* [Stated goal]: Both boundary lines count: repeat, exactly and alone, the lines from the one containing "Output the component" to the one containing "1.7, 1.7, 1.7];", with pictures left out.

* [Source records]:

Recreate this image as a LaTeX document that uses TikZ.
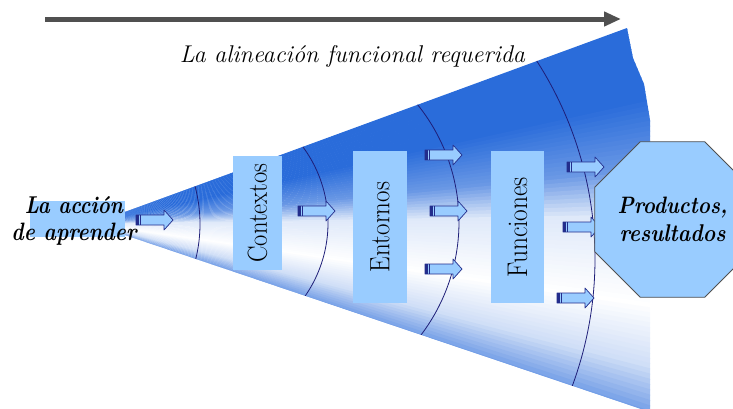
\documentclass[tikz,border=0pt]{standalone}
\usetikzlibrary{arrows.meta,shapes.geometric}
\definecolor{conecol}{RGB}{42,108,218}
\definecolor{boxblue}{RGB}{153,204,255}
\definecolor{arcnavy}{RGB}{30,30,120}
\definecolor{arrline}{RGB}{35,45,140}
\definecolor{topgray}{RGB}{80,80,80}
\newcommand\fitw[2]{\resizebox{#1}{!}{#2}}
\newcommand\fitwv[3]{\resizebox{#1}{!}{\scalebox{1}[#3]{#2}}}
\tikzset{
  lbox/.style={fill=boxblue, inner sep=0pt, font=\rmfamily\fontsize{22}{26}\selectfont},
  arcline/.style={draw=arcnavy, line width=0.8pt},
  barrow/.pic={
    \filldraw[fill=boxblue, draw=arrline, line width=0.7pt, line join=round]
      (0,-5) -- (28,-5) -- (28,-10) -- (37,0) -- (28,10) -- (28,5) -- (0,5) -- cycle;
    \fill[arrline] (0,-5) rectangle (3,5);
    \fill[arrline] (4,-5) rectangle (5,5);
  },
  bitext/.style={font=\rmfamily\bfseries\itshape\fontsize{22}{27.5}\selectfont, align=center, inner sep=0pt}
}
\begin{document}
\begin{tikzpicture}[x=1pt, y=-1pt]
\useasboundingbox (0,0) rectangle (733,408);
\clip (0,0) rectangle (733,408);
% cone
\begin{scope}
  \clip (125,212) -- (627,28) -- (633,58) -- (644,84) -- (650,120) -- (650,412) -- (125,235) -- cycle;
  \foreach \a in {-22,-21.5,...,21} {
    \pgfmathsetmacro\p{(\a<-13) ? 100 : ((\a<-6) ? 100-30*(\a+13)/7 : ((\a<-1) ? 70-55*(\a+6)/5 : ((\a<8) ? 15-15*(\a+1)/9 : ((\a<14) ? 22*(\a-8)/6 : min(70,22+48*(\a-14)/5)))))}
    \pgfmathsetmacro\b{\a+0.6}
    \fill[conecol!\p!white] (92,224) -- ([shift={(92,224)}]\a:800) -- ([shift={(92,224)}]\b:800) -- cycle;
  }
  \draw[arcline] plot[domain=-18:18, samples=30, smooth] ({54+146*cos(\x)}, {224+146*sin(\x)});
  \draw[arcline] plot[domain=-42:42, samples=40, smooth] ({200+128*cos(\x)}, {223+128*sin(\x)});
  \draw[arcline] plot[domain=-45:45, samples=40, smooth] ({272+187*cos(\x)}, {222+187*sin(\x)});
  \draw[arcline] plot[domain=-36:25, samples=50, smooth] ({229+366*cos(\x)}, {259+366*sin(\x)});
\end{scope}
% highlight behind left text
\fill[boxblue] (30,201) rectangle (125,237);
% boxes
\node[lbox, minimum width=49pt, minimum height=114pt] (ctx) at (257.5,213) {\rotatebox{90}{\fitwv{99pt}{Contextos}{1.12}}};
\node[lbox, minimum width=54pt, minimum height=152pt] (ent) at (380,227) {\rotatebox{90}{\fitwv{90pt}{Entornos}{1.12}}};
\node[lbox, minimum width=53pt, minimum height=152pt] (fun) at (517.5,227) {\rotatebox{90}{\fitwv{100pt}{Funciones}{1.12}}};
% arrows
\pic at (136,220) {barrow};
\pic at (298,211) {barrow};
\pic at (425,155) {barrow};
\pic at (430,211) {barrow};
\pic at (425,269) {barrow};
\pic at (567,167) {barrow};
\pic at (563,227) {barrow};
\pic at (557,298) {barrow};
% octagon
\node[regular polygon, regular polygon sides=8, minimum size=148.3pt, fill=boxblue, draw=topgray, line width=0.8pt, bitext] (prod) at (672.5,219.5) {\fitwv{110pt}{Productos,}{1.15}\\\fitwv{106pt}{resultados}{1.15}};
% left text
\node[bitext] (accion) at (74,221) {\fitwv{98pt}{La acción}{1.2}\\\fitwv{125pt}{de aprender}{1.2}};
% title and top arrow
\node[anchor=base, inner sep=0pt, font=\rmfamily\itshape\fontsize{22}{28}\selectfont] (title) at (352.5,62) {\fitw{345pt}{La alineación funcional requerida}};
\coordinate (arrS) at (45,19);
\coordinate (arrE) at (621,19);
\draw[topgray, line width=5pt, -{Triangle[length=17pt, width=14pt]}] (arrS) -- (arrE);
\end{tikzpicture}
\end{document}
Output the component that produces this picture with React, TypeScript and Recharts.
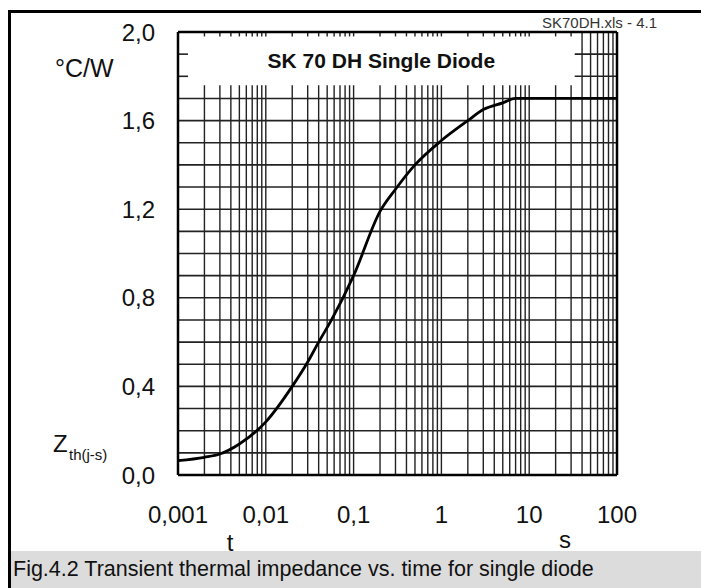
import { LineChart, Line, XAxis, YAxis, ReferenceLine, ReferenceArea } from 'recharts';

// Zth(j-s) curve
const times = [0.001, 0.002, 0.003, 0.005, 0.01, 0.02, 0.03, 0.04, 0.056, 0.1, 0.2, 0.3, 0.5, 1, 2, 3, 5, 7, 10, 100];
const zth = [0.065, 0.08, 0.095, 0.14, 0.24, 0.4, 0.51, 0.6, 0.7, 0.9, 1.19, 1.29, 1.4, 1.51, 1.6, 1.65, 1.68, 1.7, 1.7, 1.7];

const xTicks = [0.001, 0.01, 0.1, 1, 10, 100];
const yTicks = [0, 0.4, 0.8, 1.2, 1.6, 2.0];
const decades = [0.001, 0.01, 0.1, 1, 10];
const mantissas = [1, 2, 3, 4, 5, 6, 7, 8, 9];
const hGrid = [0.1, 0.2, 0.3, 0.4, 0.5, 0.6, 0.7, 0.8, 0.9, 1.0, 1.1, 1.2, 1.3, 1.4, 1.5, 1.6, 1.7, 1.8, 1.9];
// white title box behind "SK 70 DH Single Diode", in data units
const titleBox = { x1: 0.0013, x2: 33, y1: 1.76, y2: 1.98 };

const data = times.map((t, i) => ({ t, z: zth[i] }));
const vGrid = decades.flatMap(d => mantissas.map(m => +(m * d).toPrecision(3))).filter(v => v > 0.001);
const comma = (v: number) => String(v).replace('.', ',');

const FONT = '"Liberation Sans", Arial, Helvetica, sans-serif';
const GRID = '#222';

type Pt = { x: number; y: number };
// grid lines are cut where the title box sits
const vSegments: [Pt, Pt][] = vGrid.flatMap(v =>
  v > titleBox.x1 && v < titleBox.x2
    ? [[{ x: v, y: 0 }, { x: v, y: titleBox.y1 }], [{ x: v, y: titleBox.y2 }, { x: v, y: 2 }]] as [Pt, Pt][]
    : [[{ x: v, y: 0 }, { x: v, y: 2 }]] as [Pt, Pt][]);
const hSegments: [Pt, Pt][] = hGrid.flatMap(v =>
  v > titleBox.y1 && v < titleBox.y2
    ? [[{ x: 0.001, y: v }, { x: titleBox.x1, y: v }], [{ x: titleBox.x2, y: v }, { x: 100, y: v }]] as [Pt, Pt][]
    : [[{ x: 0.001, y: v }, { x: 100, y: v }]] as [Pt, Pt][]);

export default function App() {
  return (
    <div style={{ position: 'absolute', left: 0, top: 0, width: 701, height: 588, background: '#fff', overflow: 'hidden', fontFamily: FONT }}>
      <div style={{ position: 'absolute', left: 8, top: 10, width: 720, height: 600, borderLeft: '3px solid #000', borderTop: '3px solid #000' }} />
      <div style={{ position: 'absolute', left: 11, top: 551, width: 690, height: 37, background: '#dcdcdc', fontSize: 21.5, lineHeight: '37px', paddingLeft: 2, color: '#111' }}>
        Fig.4.2 Transient thermal impedance vs. time for single diode
      </div>
      <div style={{ position: 'absolute', left: 0, top: 0 }}>
        <LineChart width={701} height={588} data={data} margin={{ top: 32, right: 84, bottom: 53, left: 78 }} style={{ fontFamily: FONT }}>
          <XAxis dataKey="t" type="number" scale="log" domain={[0.001, 100]} allowDataOverflow ticks={xTicks}
            tickFormatter={comma} height={60} tickSize={0} tickMargin={31} axisLine={false}
            tick={{ fill: '#111', fontSize: 24 }} />
          <YAxis type="number" domain={[0, 2]} ticks={yTicks} allowDataOverflow width={100}
            tickFormatter={(v: number) => v.toFixed(1).replace('.', ',')} tickSize={0} tickMargin={23} axisLine={false}
            tick={{ fill: '#111', fontSize: 24 }} />
          {vSegments.map((s, i) => <ReferenceLine key={'v' + i} segment={s} stroke={GRID} strokeWidth={1.4} />)}
          {hSegments.map((s, i) => <ReferenceLine key={'h' + i} segment={s} stroke={GRID} strokeWidth={1.6} />)}
          <ReferenceArea x1={titleBox.x1} x2={titleBox.x2} y1={titleBox.y1} y2={titleBox.y2} fill="#fff" fillOpacity={0} stroke="none"
            label={{ value: 'SK 70 DH Single Diode', position: 'center', fill: '#111', fontSize: 21, fontWeight: 700 }} />
          <ReferenceLine x={0.001} stroke="#000" strokeWidth={2.5} />
          <ReferenceLine x={100} stroke="#000" strokeWidth={2.5} />
          <ReferenceLine y={0} stroke="#000" strokeWidth={2.5} />
          <ReferenceLine y={2} stroke="#000" strokeWidth={2.5} />
          <Line type="monotone" dataKey="z" stroke="#000" strokeWidth={2.8} dot={false} isAnimationActive={false} />
        </LineChart>
      </div>
      <svg width={701} height={588} style={{ position: 'absolute', left: 0, top: 0, pointerEvents: 'none' }} fontFamily={FONT}>
        <text x={542} y={28} fontSize={15} fill="#333">SK70DH.xls - 4.1</text>
        <text x={55} y={77} fontSize={25} fill="#111">°C/W</text>
        <text x={53} y={452} fontSize={24} fill="#111">Z</text>
        <text x={69} y={460} fontSize={15} fill="#111">th(j-s)</text>
        <text x={230} y={551} fontSize={24} fill="#111" textAnchor="middle">t</text>
        <text x={565} y={548} fontSize={24} fill="#111" textAnchor="middle">s</text>
      </svg>
    </div>
  );
}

* [Response]:
Output the component that produces this picture with React, TypeScript and Recharts.
import { LineChart, Line, XAxis, YAxis, ReferenceLine, ReferenceArea } from 'recharts';

// Zth(j-s) curve
const times = [0.001, 0.002, 0.003, 0.005, 0.01, 0.02, 0.03, 0.04, 0.056, 0.1, 0.2, 0.3, 0.5, 1, 2, 3, 5, 7, 10, 100];
const zth = [0.065, 0.08, 0.095, 0.14, 0.24, 0.4, 0.51, 0.6, 0.7, 0.9, 1.19, 1.29, 1.4, 1.51, 1.6, 1.65, 1.68, 1.7, 1.7, 1.7];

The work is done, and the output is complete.